>>>

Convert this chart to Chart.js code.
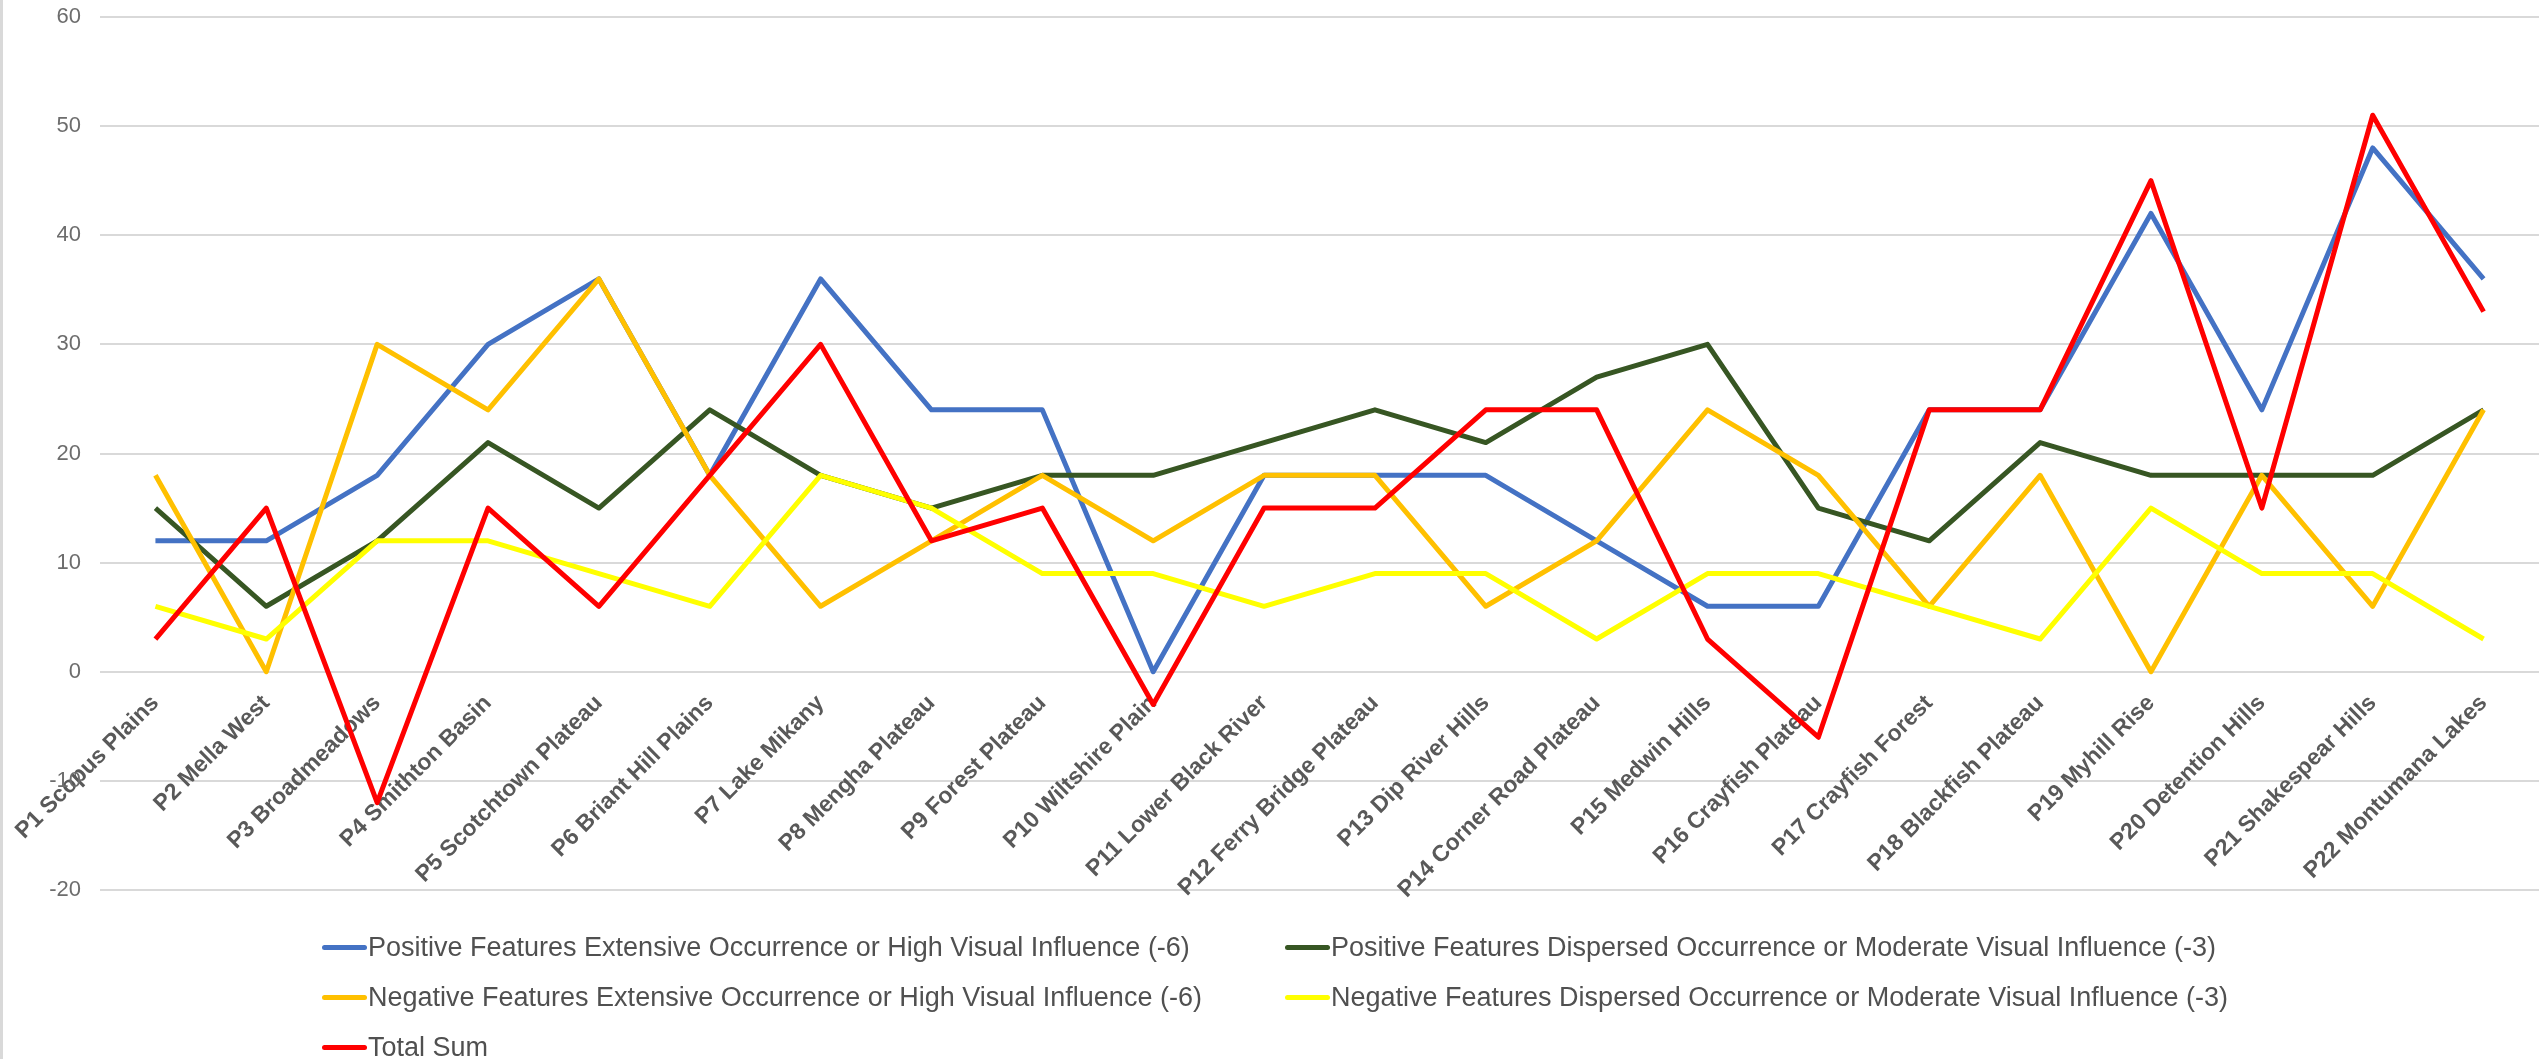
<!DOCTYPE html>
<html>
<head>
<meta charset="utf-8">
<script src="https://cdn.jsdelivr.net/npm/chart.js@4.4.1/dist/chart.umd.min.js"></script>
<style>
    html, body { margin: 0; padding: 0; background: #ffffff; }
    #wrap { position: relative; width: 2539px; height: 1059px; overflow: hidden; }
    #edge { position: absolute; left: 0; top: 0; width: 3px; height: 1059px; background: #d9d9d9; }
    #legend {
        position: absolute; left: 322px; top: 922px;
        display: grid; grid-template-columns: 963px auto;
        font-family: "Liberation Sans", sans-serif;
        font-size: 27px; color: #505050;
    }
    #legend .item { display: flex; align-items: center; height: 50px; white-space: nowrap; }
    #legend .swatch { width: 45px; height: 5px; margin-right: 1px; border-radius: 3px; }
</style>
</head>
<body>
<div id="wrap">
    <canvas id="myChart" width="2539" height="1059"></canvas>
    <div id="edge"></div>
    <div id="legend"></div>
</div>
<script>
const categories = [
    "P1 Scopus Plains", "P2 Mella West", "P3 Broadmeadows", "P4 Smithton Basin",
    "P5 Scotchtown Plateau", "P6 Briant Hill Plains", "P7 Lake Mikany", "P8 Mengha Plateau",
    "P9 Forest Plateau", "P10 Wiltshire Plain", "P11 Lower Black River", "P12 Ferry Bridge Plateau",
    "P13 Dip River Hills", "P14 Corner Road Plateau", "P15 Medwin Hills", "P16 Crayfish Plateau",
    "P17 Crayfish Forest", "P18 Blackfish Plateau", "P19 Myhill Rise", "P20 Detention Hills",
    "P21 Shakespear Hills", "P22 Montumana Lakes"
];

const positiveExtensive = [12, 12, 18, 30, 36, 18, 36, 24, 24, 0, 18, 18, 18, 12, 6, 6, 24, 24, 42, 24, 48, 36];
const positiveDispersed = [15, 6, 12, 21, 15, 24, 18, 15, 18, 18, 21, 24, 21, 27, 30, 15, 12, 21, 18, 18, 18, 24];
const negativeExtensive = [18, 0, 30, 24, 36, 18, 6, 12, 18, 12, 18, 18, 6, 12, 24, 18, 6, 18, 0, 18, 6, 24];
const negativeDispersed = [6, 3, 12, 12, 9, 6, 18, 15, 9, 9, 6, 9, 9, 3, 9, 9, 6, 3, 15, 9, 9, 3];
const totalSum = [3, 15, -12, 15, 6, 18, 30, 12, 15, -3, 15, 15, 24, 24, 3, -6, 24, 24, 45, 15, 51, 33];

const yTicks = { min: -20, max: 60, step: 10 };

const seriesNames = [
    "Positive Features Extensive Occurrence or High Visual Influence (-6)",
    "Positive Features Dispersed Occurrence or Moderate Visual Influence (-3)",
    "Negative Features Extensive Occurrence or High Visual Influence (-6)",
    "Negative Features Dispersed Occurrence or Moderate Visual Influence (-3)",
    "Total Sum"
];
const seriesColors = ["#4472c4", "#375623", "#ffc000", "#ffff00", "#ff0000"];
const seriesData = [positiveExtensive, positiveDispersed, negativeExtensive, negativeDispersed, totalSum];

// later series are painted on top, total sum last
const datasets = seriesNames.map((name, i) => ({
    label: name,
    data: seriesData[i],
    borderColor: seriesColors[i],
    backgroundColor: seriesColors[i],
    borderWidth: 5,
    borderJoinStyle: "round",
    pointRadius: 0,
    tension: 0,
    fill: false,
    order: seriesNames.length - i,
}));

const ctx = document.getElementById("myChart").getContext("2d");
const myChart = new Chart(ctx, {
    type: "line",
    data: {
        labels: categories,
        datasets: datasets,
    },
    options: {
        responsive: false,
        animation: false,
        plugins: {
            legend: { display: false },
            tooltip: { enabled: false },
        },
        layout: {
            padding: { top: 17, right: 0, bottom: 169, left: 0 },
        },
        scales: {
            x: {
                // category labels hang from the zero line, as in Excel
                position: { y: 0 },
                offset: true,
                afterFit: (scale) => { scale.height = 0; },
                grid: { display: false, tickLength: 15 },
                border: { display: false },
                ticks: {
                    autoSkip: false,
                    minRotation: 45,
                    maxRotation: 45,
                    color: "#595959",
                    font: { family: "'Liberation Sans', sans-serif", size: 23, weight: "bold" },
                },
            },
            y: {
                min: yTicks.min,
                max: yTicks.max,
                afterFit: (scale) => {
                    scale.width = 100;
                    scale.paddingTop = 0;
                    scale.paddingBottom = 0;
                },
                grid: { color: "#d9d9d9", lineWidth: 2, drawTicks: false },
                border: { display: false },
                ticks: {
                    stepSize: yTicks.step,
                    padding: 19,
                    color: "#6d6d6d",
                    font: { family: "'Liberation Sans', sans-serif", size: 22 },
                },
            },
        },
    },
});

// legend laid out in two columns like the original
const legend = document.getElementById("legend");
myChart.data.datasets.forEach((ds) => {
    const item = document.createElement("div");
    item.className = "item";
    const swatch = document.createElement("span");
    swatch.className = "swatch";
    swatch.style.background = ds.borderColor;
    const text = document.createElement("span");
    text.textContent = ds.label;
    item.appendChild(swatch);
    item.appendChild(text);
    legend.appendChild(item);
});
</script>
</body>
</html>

<<<

=== WRITTEN EXERCISE ===
Quote the data above in full and without alteration; skip the pictures.

=== RESULT FOR THIS TASK ===
Convert this chart to Chart.js code.
<!DOCTYPE html>
<html>
<head>
<meta charset="utf-8">
<script src="https://cdn.jsdelivr.net/npm/chart.js@4.4.1/dist/chart.umd.min.js"></script>
<style>
    html, body { margin: 0; padding: 0; background: #ffffff; }
    #wrap { position: relative; width: 2539px; height: 1059px; overflow: hidden; }
    #edge { position: absolute; left: 0; top: 0; width: 3px; height: 1059px; background: #d9d9d9; }
    #legend {
        position: absolute; left: 322px; top: 922px;
        display: grid; grid-template-columns: 963px auto;
        font-family: "Liberation Sans", sans-serif;
        font-size: 27px; color: #505050;
    }
    #legend .item { display: flex; align-items: center; height: 50px; white-space: nowrap; }
    #legend .swatch { width: 45px; height: 5px; margin-right: 1px; border-radius: 3px; }
</style>
</head>
<body>
<div id="wrap">
    <canvas id="myChart" width="2539" height="1059"></canvas>
    <div id="edge"></div>
    <div id="legend"></div>
</div>
<script>
const categories = [
    "P1 Scopus Plains", "P2 Mella West", "P3 Broadmeadows", "P4 Smithton Basin",
    "P5 Scotchtown Plateau", "P6 Briant Hill Plains", "P7 Lake Mikany", "P8 Mengha Plateau",
    "P9 Forest Plateau", "P10 Wiltshire Plain", "P11 Lower Black River", "P12 Ferry Bridge Plateau",
    "P13 Dip River Hills", "P14 Corner Road Plateau", "P15 Medwin Hills", "P16 Crayfish Plateau",
    "P17 Crayfish Forest", "P18 Blackfish Plateau", "P19 Myhill Rise", "P20 Detention Hills",
    "P21 Shakespear Hills", "P22 Montumana Lakes"
];

const positiveExtensive = [12, 12, 18, 30, 36, 18, 36, 24, 24, 0, 18, 18, 18, 12, 6, 6, 24, 24, 42, 24, 48, 36];
const positiveDispersed = [15, 6, 12, 21, 15, 24, 18, 15, 18, 18, 21, 24, 21, 27, 30, 15, 12, 21, 18, 18, 18, 24];
const negativeExtensive = [18, 0, 30, 24, 36, 18, 6, 12, 18, 12, 18, 18, 6, 12, 24, 18, 6, 18, 0, 18, 6, 24];
const negativeDispersed = [6, 3, 12, 12, 9, 6, 18, 15, 9, 9, 6, 9, 9, 3, 9, 9, 6, 3, 15, 9, 9, 3];
const totalSum = [3, 15, -12, 15, 6, 18, 30, 12, 15, -3, 15, 15, 24, 24, 3, -6, 24, 24, 45, 15, 51, 33];

const yTicks = { min: -20, max: 60, step: 10 };

const seriesNames = [
    "Positive Features Extensive Occurrence or High Visual Influence (-6)",
    "Positive Features Dispersed Occurrence or Moderate Visual Influence (-3)",
    "Negative Features Extensive Occurrence or High Visual Influence (-6)",
    "Negative Features Dispersed Occurrence or Moderate Visual Influence (-3)",
    "Total Sum"
];
const seriesColors = ["#4472c4", "#375623", "#ffc000", "#ffff00", "#ff0000"];
const seriesData = [positiveExtensive, positiveDispersed, negativeExtensive, negativeDispersed, totalSum];

// later series are painted on top, total sum last
const datasets = seriesNames.map((name, i) => ({
    label: name,
    data: seriesData[i],
    borderColor: seriesColors[i],
    backgroundColor: seriesColors[i],
    borderWidth: 5,
    borderJoinStyle: "round",
    pointRadius: 0,
    tension: 0,
    fill: false,
    order: seriesNames.length - i,
}));

const ctx = document.getElementById("myChart").getContext("2d");
const myChart = new Chart(ctx, {
    type: "line",
    data: {
        labels: categories,
        datasets: datasets,
    },
    options: {
        responsive: false,
        animation: false,
        plugins: {
            legend: { display: false },
            tooltip: { enabled: false },
        },
        layout: {
            padding: { top: 17, right: 0, bottom: 169, left: 0 },
        },
        scales: {
            x: {
                // category labels hang from the zero line, as in Excel
                position: { y: 0 },
                offset: true,
                afterFit: (scale) => { scale.height = 0; },
                grid: { display: false, tickLength: 15 },
                border: { display: false },
                ticks: {
                    autoSkip: false,
                    minRotation: 45,
                    maxRotation: 45,
                    color: "#595959",
                    font: { family: "'Liberation Sans', sans-serif", size: 23, weight: "bold" },
                },
            },
            y: {
                min: yTicks.min,
                max: yTicks.max,
                afterFit: (scale) => {
                    scale.width = 100;
                    scale.paddingTop = 0;
                    scale.paddingBottom = 0;
                },
                grid: { color: "#d9d9d9", lineWidth: 2, drawTicks: false },
                border: { display: false },
                ticks: {
                    stepSize: yTicks.step,
                    padding: 19,
                    color: "#6d6d6d",
                    font: { family: "'Liberation Sans', sans-serif", size: 22 },
                },
            },
        },
    },
});

// legend laid out in two columns like the original
const legend = document.getElementById("legend");
myChart.data.datasets.forEach((ds) => {
    const item = document.createElement("div");
    item.className = "item";
    const swatch = document.createElement("span");
    swatch.className = "swatch";
    swatch.style.background = ds.borderColor;
    const text = document.createElement("span");
    text.textContent = ds.label;
    item.appendChild(swatch);
    item.appendChild(text);
    legend.appendChild(item);
});
</script>
</body>
</html>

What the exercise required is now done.